Dazu zählt auch das Tor nach der Standardsituation, bei dem das Schema mehrmals im Spiel angewendet wurde und im entscheidenden Moment funktionierte: Der Jahn platzierte verschiedene Spieler bewusst im Abseits, die auch bewusst dort blieben. Erst als nach dem Antäuschen die Kette der Ulmer nach hinten rückte, standen sie wieder nicht mehr im roten Bereich und dazu ohne Gegenspieler.
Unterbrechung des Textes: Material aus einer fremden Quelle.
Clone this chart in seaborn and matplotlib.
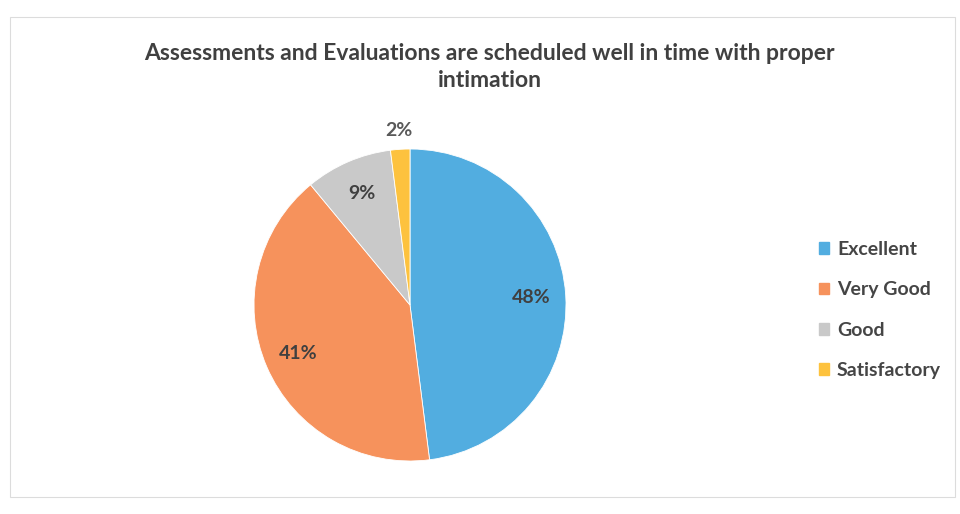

Dennoch bleiben immer noch Schwächen und Problempunkte – insbesondere im Spiel nach vorne – und für das Trainerteam gibt es noch viel zu tun. Regensburg zeigt derzeit viele solide, aber etwas instabile Leistungen und steht damit zu Recht dort, wo man steht. Ulm enttäuschte im Aufbau- und Offensivspiel nahezu komplett, kam gegen Regensburgs gutes bis sehr gutes Pressing kaum zu Chancen, während sie selbst, trotz ebenfalls solider Leistung gegen den Ball, eine vermeidbare Standardsituation schlecht verteidigten. In Liga 2 kostet dir dann diese Aktion drei Punkte.